Greatest hits album by Talk Talk
- Released: 29 May 1990
- Recorded: 1982–1988
- Genres: Synth-pop; new wave; post-rock; art rock;
- Length: 71:47
- Label: Parlophone/EMI
- Producers: Colin Thurston Tim Friese-Greene Rhett Davies

Talk Talk chronology
| Spirit of Eden (1988) | Natural History (1990) | History Revisited: The Remixes (1991) |

Singles from Natural History
- "It's My Life" Released: 7 May 1990; "Life's What You Make It" Released: 20 August 1990; "Such a Shame" Released: 19 November 1990;

= Natural History: The Very Best of Talk Talk =

Natural History: The Very Best of Talk Talk is a greatest hits album by Talk Talk released on 29 May 1990. It collects songs that the band released under EMI between 1982 and 1988.

Professional ratings
Review scores
| Source | Rating |
| AllMusic | Star |
| New Musical Express | 8/10 |
| Select | 4/5 |

==Reception==
The compilation spent 21 weeks on the UK Albums Chart, peaking at #3, and went on to sell over one million copies worldwide. The North American version appended two live bonus tracks. A companion collection of the band's music videos was released in July 1990.

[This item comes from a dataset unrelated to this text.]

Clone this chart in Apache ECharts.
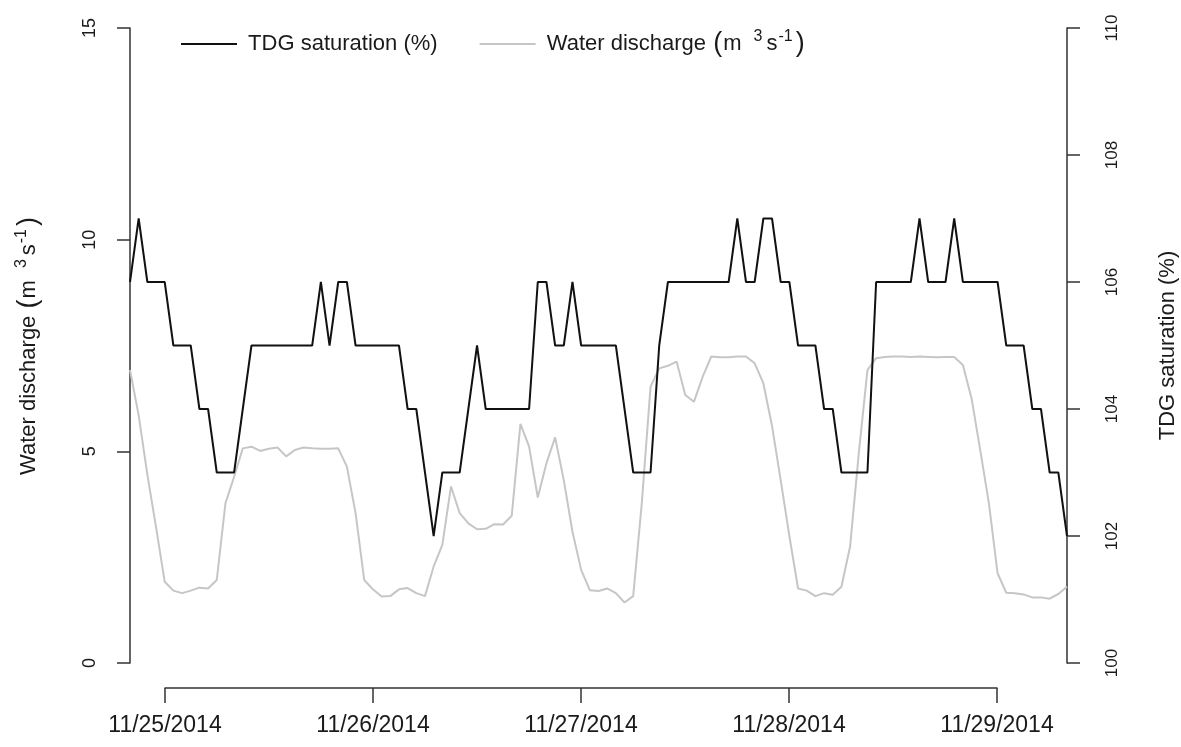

==Production and re-releases==
EMI released the compilation without the band's supervision. Talk Talk leader Mark Hollis said, "A compilation album is not my idea of an album. I don't like compilation albums and I didn't like that one. It certainly wasn't the selection of tracks I would have liked even if there had to be one. But, at the end of the day, they had every right to do it so . . ." In light of Natural History's success, the remix album History Revisited was released in 1991. Talk Talk sued EMI for remixing their material without permission. Though the collection contains no new material, it does have the non-LP 1983 single, "My Foolish Friend", which had never appeared on a full-length release before. On 12 March 2007 the album was reissued with a bonus DVD of their music videos. Two bonus tracks were also included from the 1999 live release London 1986.

== Track listing ==

| No. | Title | Writer(s) | Original album | Length |
|---|---|---|---|---|
| 1. | "Today" | Simon Brenner; Lee Harris; Hollis; Paul Webb; | The Party's Over | 3:30 |
| 2. | "Talk Talk" | Hollis; Ed Hollis; | The Party's Over | 3:18 |
| 3. | "My Foolish Friend" | Brenner; Hollis; | Non-album single | 3:21 |
| 4. | "Such a Shame" | Hollis; | It's My Life | 5:43 |
| 5. | "Dum Dum Girl" |  | It's My Life | 3:49 |
| 6. | "It's My Life" |  | It's My Life | 3:55 |
| 7. | "Give It Up" |  | The Colour of Spring | 5:19 |
| 8. | "Living in Another World" |  | The Colour of Spring | 6:57 |
| 9. | "Life's What You Make It" |  | The Colour of Spring | 4:29 |
| 10. | "Happiness Is Easy" |  | The Colour of Spring | 6:33 |
| 11. | "I Believe in You" |  | Spirit of Eden | 6:04 |
| 12. | "Desire" |  | Spirit of Eden | 7:00 |

Bonus tracks on the CD release
| No. | Title | Writer(s) | Length |
|---|---|---|---|
| 13. | "Life's What You Make It (Live @ the Hammersmith Odeon)" |  | 4:40 |
| 14. | "Tomorrow's Started (Live @ the Hammersmith Odeon)" | Hollis; | 7:45 |

==Certifications==

| Region | Certification | Certified units/sales |
| Germany (BVMI) | Gold | 250,000^{^} |
| Netherlands (NVPI) | Gold | 50,000^{^} |
| United Kingdom (BPI) | Gold | 100,000^{^} |
^{^} Shipments figures based on certification alone.